• The problem:
Output the data word for word, dropping every image.

• Recorded data:
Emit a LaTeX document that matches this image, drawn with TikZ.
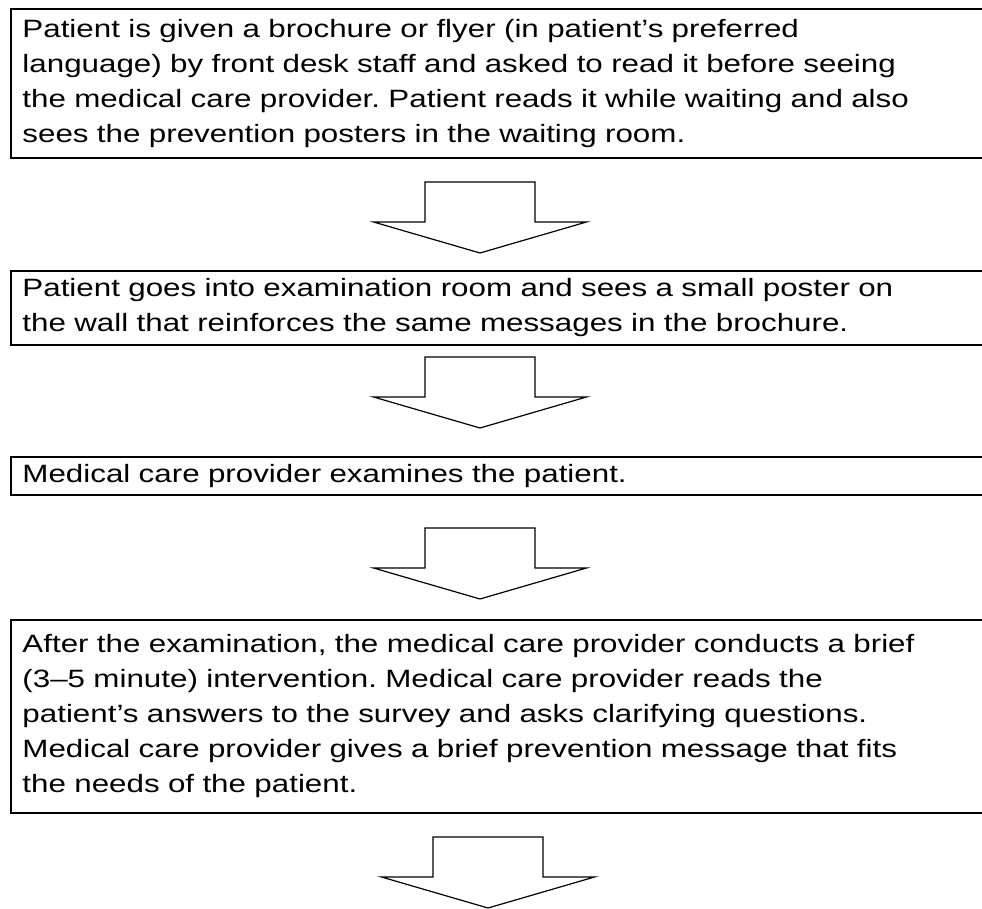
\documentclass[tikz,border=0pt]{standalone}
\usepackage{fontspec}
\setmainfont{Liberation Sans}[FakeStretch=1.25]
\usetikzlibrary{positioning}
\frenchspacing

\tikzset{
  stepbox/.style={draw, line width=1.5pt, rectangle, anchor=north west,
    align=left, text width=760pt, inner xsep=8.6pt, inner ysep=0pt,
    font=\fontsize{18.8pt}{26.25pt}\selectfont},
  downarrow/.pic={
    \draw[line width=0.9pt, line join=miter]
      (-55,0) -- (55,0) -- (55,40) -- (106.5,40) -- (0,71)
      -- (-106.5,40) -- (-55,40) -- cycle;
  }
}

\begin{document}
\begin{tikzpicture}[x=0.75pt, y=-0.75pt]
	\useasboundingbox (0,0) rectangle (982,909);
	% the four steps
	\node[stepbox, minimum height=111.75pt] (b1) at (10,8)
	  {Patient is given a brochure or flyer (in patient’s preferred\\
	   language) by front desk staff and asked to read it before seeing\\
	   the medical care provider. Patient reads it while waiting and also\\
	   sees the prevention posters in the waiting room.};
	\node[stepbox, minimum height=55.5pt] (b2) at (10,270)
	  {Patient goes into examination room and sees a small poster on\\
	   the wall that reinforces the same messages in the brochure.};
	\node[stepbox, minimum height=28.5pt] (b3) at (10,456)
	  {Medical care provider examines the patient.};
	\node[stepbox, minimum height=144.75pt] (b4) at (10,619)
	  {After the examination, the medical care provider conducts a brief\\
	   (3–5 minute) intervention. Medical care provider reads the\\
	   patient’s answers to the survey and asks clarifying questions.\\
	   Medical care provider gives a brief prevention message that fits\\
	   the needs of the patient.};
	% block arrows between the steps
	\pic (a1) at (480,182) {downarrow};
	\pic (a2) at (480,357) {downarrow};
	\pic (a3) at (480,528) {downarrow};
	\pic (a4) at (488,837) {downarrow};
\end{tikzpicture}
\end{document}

• Answer for this exercise:
Emit a LaTeX document that matches this image, drawn with TikZ.
\documentclass[tikz,border=0pt]{standalone}
\usepackage{fontspec}
\setmainfont{Liberation Sans}[FakeStretch=1.25]
\usetikzlibrary{positioning}
\frenchspacing

\tikzset{
  stepbox/.style={draw, line width=1.5pt, rectangle, anchor=north west,
    align=left, text width=760pt, inner xsep=8.6pt, inner ysep=0pt,
    font=\fontsize{18.8pt}{26.25pt}\selectfont},
  downarrow/.pic={
    \draw[line width=0.9pt, line join=miter]
      (-55,0) -- (55,0) -- (55,40) -- (106.5,40) -- (0,71)
      -- (-106.5,40) -- (-55,40) -- cycle;
  }
}

\begin{document}
\begin{tikzpicture}[x=0.75pt, y=-0.75pt]
	\useasboundingbox (0,0) rectangle (982,909);
	% the four steps
	\node[stepbox, minimum height=111.75pt] (b1) at (10,8)
	  {Patient is given a brochure or flyer (in patient’s preferred\\
	   language) by front desk staff and asked to read it before seeing\\
	   the medical care provider. Patient reads it while waiting and also\\
	   sees the prevention posters in the waiting room.};
	\node[stepbox, minimum height=55.5pt] (b2) at (10,270)
	  {Patient goes into examination room and sees a small poster on\\
	   the wall that reinforces the same messages in the brochure.};
	\node[stepbox, minimum height=28.5pt] (b3) at (10,456)
	  {Medical care provider examines the patient.};
	\node[stepbox, minimum height=144.75pt] (b4) at (10,619)
	  {After the examination, the medical care provider conducts a brief\\
	   (3–5 minute) intervention. Medical care provider reads the\\
	   patient’s answers to the survey and asks clarifying questions.\\
	   Medical care provider gives a brief prevention message that fits\\
	   the needs of the patient.};
	% block arrows between the steps
	\pic (a1) at (480,182) {downarrow};
	\pic (a2) at (480,357) {downarrow};
	\pic (a3) at (480,528) {downarrow};
	\pic (a4) at (488,837) {downarrow};
\end{tikzpicture}
\end{document}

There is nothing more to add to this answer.